However, he has given his assurance that health authorities have taken necessary preventive measures to destroy Aedes breeding grounds in hotspots nationwide since April, particularly in the Klang Valley.

"The operation will be upgraded continuously to ensure Aedes mosquitoes do not breed when the country is facing the rainy season, especially with the coming La Nina phenomenon," he was quoted as saying by Bernama.

Besides that, higher rainfalls will also increase the likelihood of serious flooding problems occurring in the country

In 2014, tens of thousands of people were affected by one of the worst flooding disasters in Malaysia.

Image via CNN

Climatologist and Oceanographer Prof Dr Fredolin Tangang from Universiti Kebangsaan Malaysia had made this prediction a few weeks ago.

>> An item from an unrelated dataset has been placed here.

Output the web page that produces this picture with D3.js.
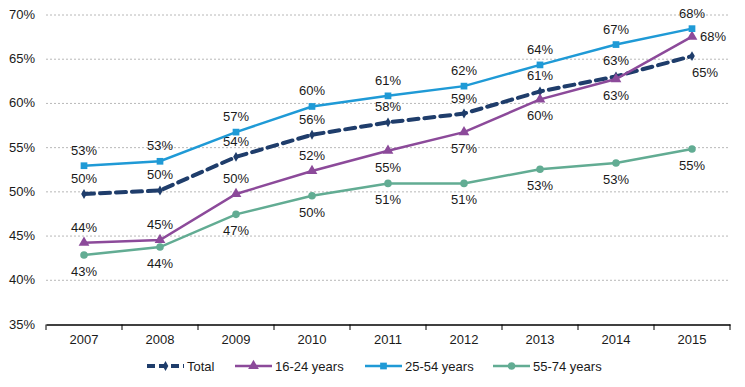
<!DOCTYPE html>
<html>
<head>
<meta charset="utf-8">
<script src="https://cdn.jsdelivr.net/npm/d3@7"></script>
<style>
  body { margin: 0; background: #fff; }
  svg text { font-family: "Liberation Sans", Arial, sans-serif; fill: #1a1a1a; }
</style>
</head>
<body>
<div id="chart"></div>
<script>
(function () {
    const years = ["2007", "2008", "2009", "2010", "2011", "2012", "2013", "2014", "2015"];
    const yTicks = [35, 40, 45, 50, 55, 60, 65, 70];

    const total = [49.7, 50.1, 53.9, 56.4, 57.8, 58.8, 61.3, 63.0, 65.3];
    const young = [44.2, 44.5, 49.7, 52.3, 54.6, 56.7, 60.4, 62.7, 67.5];
    const prime = [52.9, 53.4, 56.7, 59.6, 60.8, 61.9, 64.3, 66.6, 68.4];
    const older = [42.8, 43.7, 47.4, 49.5, 50.9, 50.9, 52.5, 53.2, 54.8];

    // where each value label sits: a = above, b = below, r = right
    const totalPos = ["a", "a", "a", "a", "a", "a", "a", "a", "b"];
    const youngPos = ["a", "a", "a", "a", "b", "b", "b", "b", "r"];
    const primePos = ["a", "a", "a", "a", "a", "a", "a", "a", "a"];
    const olderPos = ["b", "b", "b", "b", "b", "b", "b", "b", "b"];

    const series = [
        { name: "Total", values: total, pos: totalPos, color: "#1f3d6b", marker: "diamond", dash: "10,6", width: 4 },
        { name: "16-24 years", values: young, pos: youngPos, color: "#8c4a9a", marker: "triangle", dash: null, width: 2.5 },
        { name: "25-54 years", values: prime, pos: primePos, color: "#1f9ad6", marker: "square", dash: null, width: 2.5 },
        { name: "55-74 years", values: older, pos: olderPos, color: "#62ac93", marker: "circle", dash: null, width: 2.5 }
    ];

    const w = 745, h = 387;
    const fs = 13;
    const svg = d3.select("#chart").append("svg").attr("width", w).attr("height", h);

    const x = d3.scaleBand().domain(years).range([46, 730]);
    const y = d3.scaleLinear().domain([35, 70]).range([324, 14.5]);
    const cx = d => x(d) + x.bandwidth() / 2;

    // gridlines
    svg.append("g").selectAll("line")
        .data(yTicks.filter(t => t > 35))
        .enter().append("line")
        .attr("x1", 46).attr("x2", 730)
        .attr("y1", d => y(d) + 0.5).attr("y2", d => y(d) + 0.5)
        .attr("stroke", "#b8b8b8").attr("stroke-dasharray", "2,2");

    // y labels
    svg.append("g").selectAll("text")
        .data(yTicks)
        .enter().append("text")
        .attr("x", 35).attr("y", d => y(d) + 4.5)
        .attr("text-anchor", "end").attr("font-size", fs)
        .text(d => d + "%");

    // x axis
    const xAxis = d3.axisBottom(x).tickSize(0).tickPadding(10);
    const gx = svg.append("g").attr("transform", "translate(0,324.5)").call(xAxis);
    gx.select(".domain").attr("stroke", "#000").attr("stroke-width", 1.3);
    gx.selectAll(".tick text").attr("font-size", fs).attr("font-family", "Liberation Sans, Arial, sans-serif").attr("fill", "#1a1a1a");
    svg.append("g").selectAll("line")
        .data(d3.range(years.length + 1))
        .enter().append("line")
        .attr("x1", i => 46 + i * x.step()).attr("x2", i => 46 + i * x.step())
        .attr("y1", 324.5).attr("y2", 330)
        .attr("stroke", "#000");

    const symbolFor = {
        diamond: d3.symbol().type(d3.symbolDiamond).size(28),
        triangle: d3.symbol().type(d3.symbolTriangle).size(50),
        square: d3.symbol().type(d3.symbolSquare).size(45),
        circle: d3.symbol().type(d3.symbolCircle).size(45)
    };

    const line = d3.line().x((d, i) => cx(years[i])).y(d => y(d));

    series.forEach(s => {
        const g = svg.append("g");
        g.append("path")
            .attr("d", line(s.values))
            .attr("fill", "none")
            .attr("stroke", s.color)
            .attr("stroke-width", s.width)
            .attr("stroke-dasharray", s.dash)
            .attr("stroke-linecap", s.dash ? "round" : "butt");
        g.selectAll("path.m")
            .data(s.values)
            .enter().append("path")
            .attr("class", "m")
            .attr("transform", (d, i) => `translate(${cx(years[i])},${y(d)})`)
            .attr("d", symbolFor[s.marker])
            .attr("fill", s.color);
        g.selectAll("text")
            .data(s.values)
            .enter().append("text")
            .attr("font-size", fs)
            .attr("text-anchor", (d, i) => s.pos[i] === "r" ? "start" : "middle")
            .attr("x", (d, i) => cx(years[i]) + (s.pos[i] === "r" ? 8 : (s.name === "Total" && s.pos[i] === "b" ? 13 : 0)))
            .attr("y", (d, i) => {
                const p = s.pos[i];
                if (p === "a") return y(d) - 11;
                if (p === "b") return y(d) + 21;
                return y(d) + 4;
            })
            .text(d => Math.round(d) + "%");
    });

    // legend
    const legendX = [147, 235, 365, 493];
    const leg = svg.append("g").attr("transform", "translate(0,366)");
    series.forEach((s, i) => {
        const x0 = legendX[i], x1 = x0 + 37;
        leg.append("line")
            .attr("x1", x0).attr("x2", x1)
            .attr("stroke", s.color).attr("stroke-width", s.width)
            .attr("stroke-dasharray", s.dash ? "8,4" : null);
        leg.append("path")
            .attr("transform", `translate(${(x0 + x1) / 2},0)`)
            .attr("d", symbolFor[s.marker])
            .attr("fill", s.color);
        leg.append("text")
            .attr("x", x1 + 3).attr("y", 4.5)
            .attr("font-size", fs)
            .text(s.name);
    });
})();
</script>
</body>
</html>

"A La Nina condition will strengthen easterly winds across the Pacific and this will push moisture to the west and make our region becoming a moisture convergence region and monsoon strength is expected to increase and rainfall would be higher than normal," he was quoted as saying in an interview with Bernama on 12 May.

"In such condition, the likelihood of flooding is certainly higher, especially in the low-lying areas," he said.

In any case, rain is to be expected during the evenings as the monsoon transition period kicks in.

Don't forget to bring your umbrella!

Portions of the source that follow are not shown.